I think the most significant thing to learn here is twofold.
i) People - even experienced computer professionals - treat computers like they are magic. Like there is no real science behind how they work. Clearly this guy was replacing parts based on some "experiential weighted average" with regard to how likely they are to cause a "weird" problem.
ii) When A. C. Doyle said "When you have excluded the impossible" he neglected to state that the *order* in which one does so is significant. Eliminating things in order of their apparent relation to the problem (i.e. all the things for which 64 bits makes a difference) and (in a business environment) with respect to cost (i.e. Replacing a CPU is often a cheaper test than replacing a motherboard wrt labour) will likely fix your problem sooner than just going for the "usual suspects".

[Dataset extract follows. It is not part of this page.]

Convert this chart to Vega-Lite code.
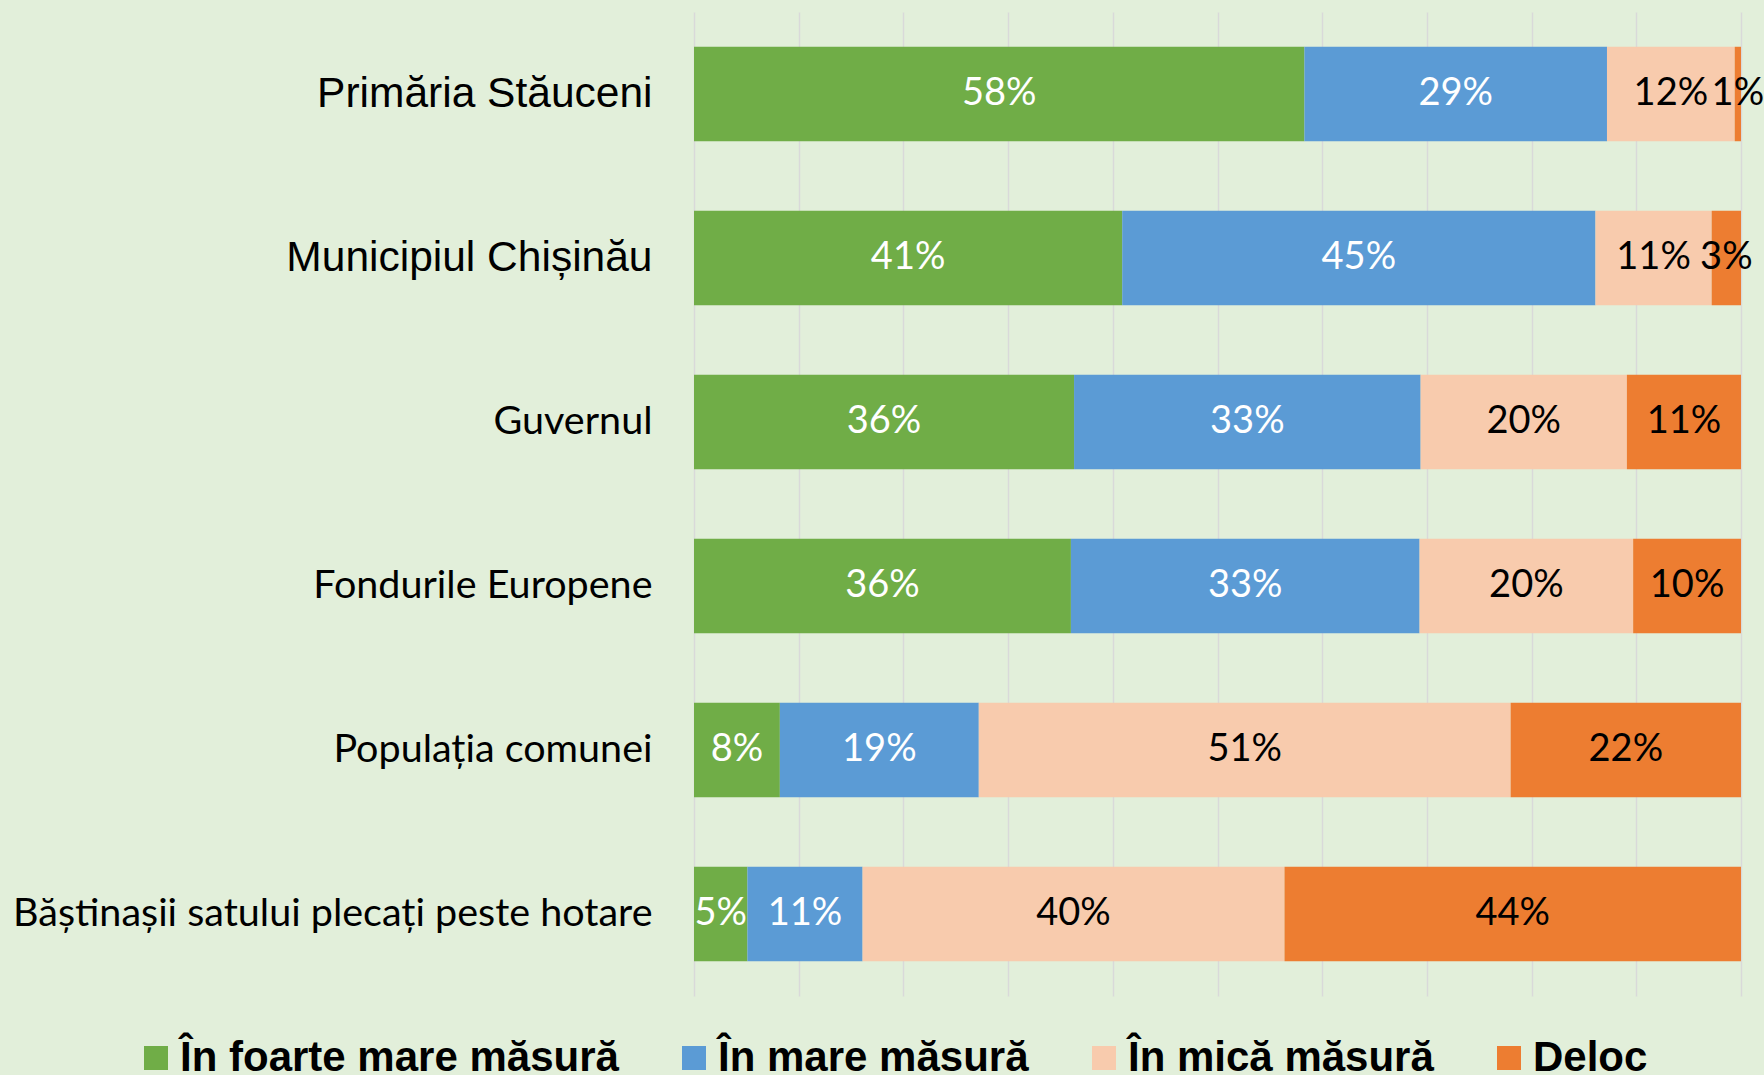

Aside: I've had two cases where I found a CPU issue. One was very similar to this - crashing during a Windows 2000 install - often at the same place. The problem I had was actually thermal - the heatsink was reversed leaving the thermal patch making minimal contact with the heat spreader. Somehow I figured that out without replacing everything else first.
INstall linux and run Windows in a VM. When your windows install gets infected/hosed with a virus/malware/whatever it could well mess up your linux VM machine and make it inrecoverable but if you install Windows in a VM and run on top of linux the worst that can happen is the VM gets hosed.
Actually, in the end I blame HP (the manufacturer of the box in question). Very few of the devices in the box were supported out-of-the-box. When I first tried the install, I ended up with bad video, no sound and no peripherals. The later install (with the wireless card) installed beautifully, I assume because it had access to Windows Update.